Solving One of Carbon Capture’s Most Persistent Challenges: Why Filtration Matters More Than Ever

Before carbon dioxide can be captured, flue gas must be cleaned of particulates, aerosols, and contaminants. In practice, this step is often one of the most challenging:

• Variable particulate loading can lead to equipment fouling
• Contaminants degrade solvents, increasing operating costs
• Moisture and aerosols reduce system efficiency
• Ineffective pre treatment can limit overall capture performance

These issues are not theoretical—they are a primary barrier to reliable, scalable CCUS deployment.

As outlined in Pall’s recent project supported by Emissions Reduction Alberta (ERA), improving upstream filtration is essential to improving the performance and economics of carbon capture overall.

Conventional filtration approaches were not designed for the realities of modern CCUS.

They often struggle to balance competing requirements:

• High particle capture vs. low pressure drop
• Durability vs. cleanability
• Efficiency vs. system stability under fluctuating conditions

In harsh flue gas environments—characterized by high temperature, particulate variability, and chemical complexity—these tradeoffs become more pronounced.

The result is a system-level constraint: filtration becomes the limiting factor in performance, uptime, and scalability

What’s changing now is not just materials—but how filtration systems are designed.

Through additive manufacturing, Pall is developing filtration media that can be engineered specifically for demanding environments.

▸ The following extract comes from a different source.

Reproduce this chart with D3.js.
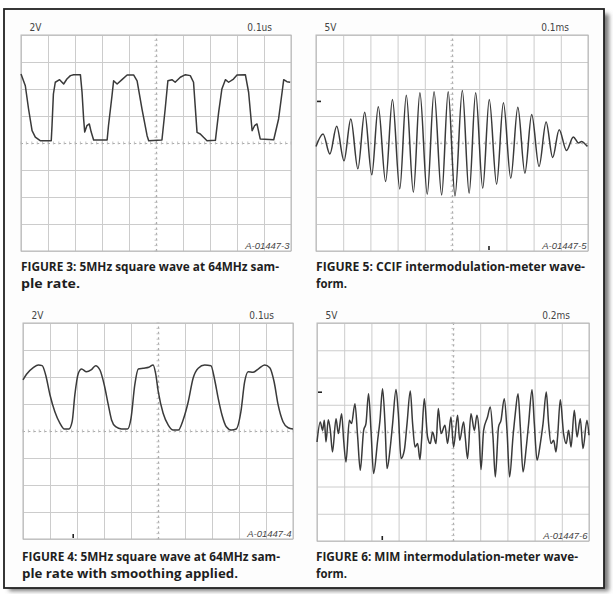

In its ERA-supported project, Pall is combining:

• Patented Large Confined Jet Pulse (LCJP) technology
• 3D printed metal filter media
• A compact, modular, and regenerable system architecture

This combination enables precise control of pore structure and airflow—something that is difficult to achieve using conventional manufacturing methods. 

The result is a system that can:

• Maintain high-efficiency particle removal
• Operate at low pressure drop
• Withstand harsh, variable operating conditions
• Be cleaned and reused, rather than replaced

Together, these capabilities allow operators to move beyond traditional tradeoffs.

One of the most important aspects of the current work is its focus on real-world validation.

Through an engineering-scale pilot at a cement plant in Alberta, Canada—one of the most emissions intensive industrial environments—Pall is testing the system under actual operating conditions.

This matters because:

• Performance in controlled settings does not always translate to industrial environments
• Operators need data-driven confidence before deploying at scale
• Lessons learned in high-intensity environments can translate across industries

The goal is not just demonstration—but scalability and repeatability across applications

Improving flue gas pre treatment may not be the most visible part of the carbon capture value chain—but it is one of the most consequential.

By addressing upstream filtration challenges, companies can:

• Improve system reliability and uptime
• Reduce maintenance and operating costs
• Extend equipment life downstream
• Accelerate CCUS adoption across industries

In other words, better filtration doesn’t just improve performance—it helps make carbon capture more practical, efficient, and scalable.

The energy transition increasingly depends on technologies that can perform reliably under real operating conditions—not just in theory or pilot settings.

Additive manufacturing is enabling a new approach: designing filtration systems that are tailored to the environments they operate in

As these innovations move from pilot to broader deployment, they have the potential to remove one of the key constraints on carbon capture—helping move the technology from promise to practical, industrial-scale solution.